-- START Entries --

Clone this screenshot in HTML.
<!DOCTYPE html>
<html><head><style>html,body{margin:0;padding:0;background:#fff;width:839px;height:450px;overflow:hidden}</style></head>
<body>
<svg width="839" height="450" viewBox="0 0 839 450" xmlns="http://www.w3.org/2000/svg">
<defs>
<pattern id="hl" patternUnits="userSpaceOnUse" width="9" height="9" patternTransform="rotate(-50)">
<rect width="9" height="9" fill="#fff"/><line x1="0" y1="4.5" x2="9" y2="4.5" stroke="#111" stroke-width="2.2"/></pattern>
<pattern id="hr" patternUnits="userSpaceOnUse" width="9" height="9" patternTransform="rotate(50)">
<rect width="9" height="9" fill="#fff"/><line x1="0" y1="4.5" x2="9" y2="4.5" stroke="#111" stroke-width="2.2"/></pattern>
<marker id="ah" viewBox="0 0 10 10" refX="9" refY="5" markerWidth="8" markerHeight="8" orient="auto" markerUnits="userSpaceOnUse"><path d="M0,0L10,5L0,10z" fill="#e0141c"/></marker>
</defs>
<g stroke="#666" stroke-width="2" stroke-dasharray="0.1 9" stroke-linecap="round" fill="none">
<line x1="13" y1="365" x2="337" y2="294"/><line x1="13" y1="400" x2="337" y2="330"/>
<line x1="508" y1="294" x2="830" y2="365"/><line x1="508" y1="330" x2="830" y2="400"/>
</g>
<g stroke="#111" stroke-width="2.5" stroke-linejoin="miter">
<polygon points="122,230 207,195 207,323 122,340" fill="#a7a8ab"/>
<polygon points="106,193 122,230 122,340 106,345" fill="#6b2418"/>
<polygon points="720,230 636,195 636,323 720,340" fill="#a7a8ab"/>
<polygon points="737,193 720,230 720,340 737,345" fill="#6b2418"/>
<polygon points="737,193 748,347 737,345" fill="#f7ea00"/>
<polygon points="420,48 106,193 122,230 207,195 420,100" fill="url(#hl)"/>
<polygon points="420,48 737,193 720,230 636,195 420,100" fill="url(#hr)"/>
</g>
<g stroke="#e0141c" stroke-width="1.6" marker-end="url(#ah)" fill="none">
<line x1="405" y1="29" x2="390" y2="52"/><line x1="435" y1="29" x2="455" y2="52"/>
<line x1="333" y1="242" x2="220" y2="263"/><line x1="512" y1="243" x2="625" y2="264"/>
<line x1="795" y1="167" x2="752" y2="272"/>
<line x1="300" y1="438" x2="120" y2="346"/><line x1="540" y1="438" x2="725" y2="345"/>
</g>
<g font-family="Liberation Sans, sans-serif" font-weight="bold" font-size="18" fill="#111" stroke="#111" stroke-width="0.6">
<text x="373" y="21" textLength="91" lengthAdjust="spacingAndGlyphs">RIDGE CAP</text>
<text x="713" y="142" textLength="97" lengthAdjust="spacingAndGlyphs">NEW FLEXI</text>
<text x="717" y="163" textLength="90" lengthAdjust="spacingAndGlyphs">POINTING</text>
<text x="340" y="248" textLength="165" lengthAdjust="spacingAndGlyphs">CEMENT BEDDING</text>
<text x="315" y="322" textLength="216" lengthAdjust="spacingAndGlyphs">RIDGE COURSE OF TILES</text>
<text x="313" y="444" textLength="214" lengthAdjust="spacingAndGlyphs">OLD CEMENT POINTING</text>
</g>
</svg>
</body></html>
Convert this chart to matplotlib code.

-- END Entries --

* [What you will do]
List each line holding the string "this".

* [Correct output]
Clone this screenshot in HTML.
Convert this chart to matplotlib code.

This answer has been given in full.